B-side, Isle of Portland, Dorset. Photograph: Sally Watkins

B-Side - Isle of Portland

B-side is an arts organisation based on Portland, a small island in Dorset joined by a causeway to its larger seaside neighbour, Weymouth. We are part of the Arts Council National Portfolio. Since 2008 we have been working with and commissioning artists to make new site-responsive work revealing the marginal, often forgotten and less commercial aspects of our coastal towns and communities. We invite professional artists to make artworks in response to place: often drawing upon the history, architecture and geography of a particular site or working with communities as participants and as sources of inspiration and research.

Using the island as a vantage point, we work with themes and concerns that have both local and international relevance. We look beyond the island as well as within. B-side festival is held every two years to showcase the commissioned artworks with research and development and partnership work continuous between festivals Artworks can be found in car parks, military batteries, quarries, cafes, and along the plentiful footpaths crossing the island. We create a programme that is playful, witty and challenging emerging from conversations between artists, local specialists, producers and residents on the island.

Outpost is our project space and here we work with emerging artists and groups who may not get opportunities to show their artwork or to express themselves creatively: we have most recently worked with LGBTQ groups, artists working on personal experiences of dementia and with detainees awaiting deportation or appeals. We also host a number of Assemblies throughout the year, gatherings around themes such as Art and Activism with invited speakers and artists and members of the public participating.

Recently B-side set up the Dorset Place of Sanctuary group, part of the City of Sanctuary movement. The group comprises of over 40 arts organisations and freelance artists who lend their time and resources to enable refugees settling in Dorset to access the creative industries and to raise awareness of issues around migration and displacement in the wider rural and coastal communities of the county.

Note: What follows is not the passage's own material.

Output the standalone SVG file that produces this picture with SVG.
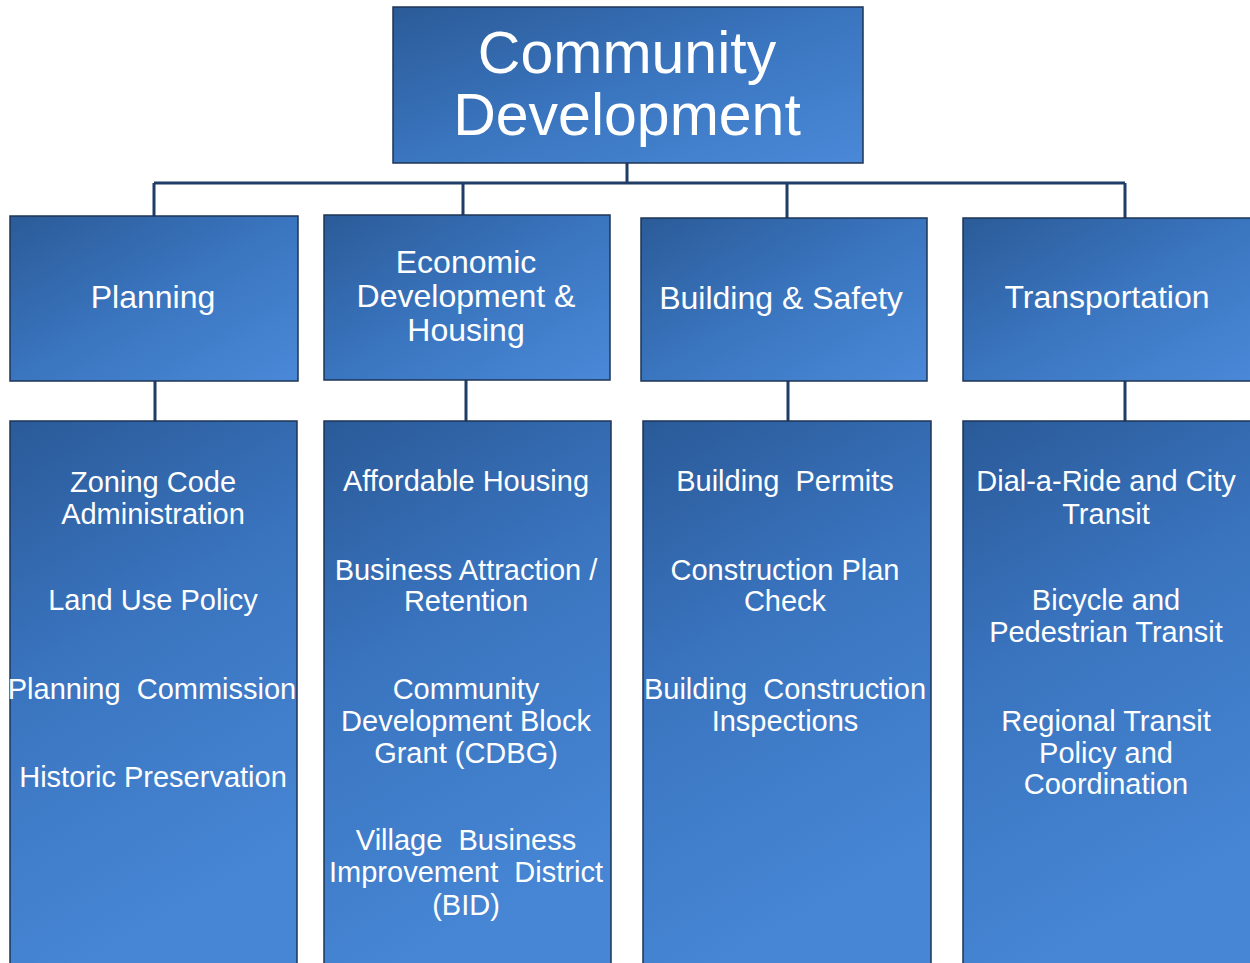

The Who Are We? project was a fantastic opportunity for us to share one of the commissions for the year’s festival with a wider network of partners and audiences and to invite those from other parts of the country to participate in making their own connections between notions of identity, place and home through the work of Farhad Berahman and his Kamra-e-faoree.

Kamra-e-faoree

It was a great pleasure for B-side to work with photographer and artist Farhad Berahman for a second time. Farhad’s work is both subtle and intimate. He uses handmade objects and in this case the kamra-e-faoree, to not only create beautiful, crafted images but to draw audiences and participants into gentle conversation around their own notions of identity, memory and home and to broach thoughts and concerns around displacement and migration. On Portland, the rugged ecology, industrial and military heritage often determine many people’s choice to move to or remain on the island. It is not difficult to find people for whom the island is inextricably linked to their sense of themselves, whether they are from a lineage of Portlanders or newcomers who have come to the island to seek a new life or refuge. So, through this project, we questioned: How does place shape our identity?

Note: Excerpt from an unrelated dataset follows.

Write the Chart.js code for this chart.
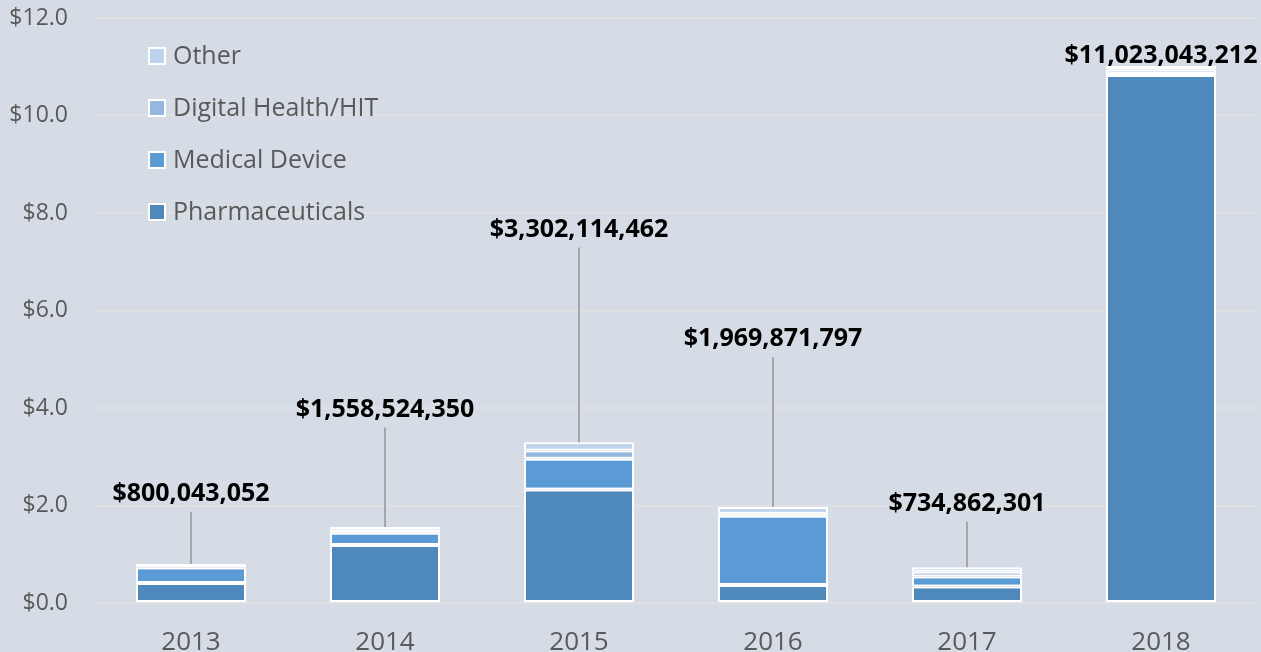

What happens when we are forced to leave our home and how do we rebuild our sense of belonging? What do you take with you and what do you leave behind? Through Farhad’s commission B-side sought to illustrate an island through its population whilst opening conversation around identity, place and displacement. Extending the project by visiting communities participating in Who Are We? we built a small collection of portraits that begin to tell a story about our relationship to the places we live.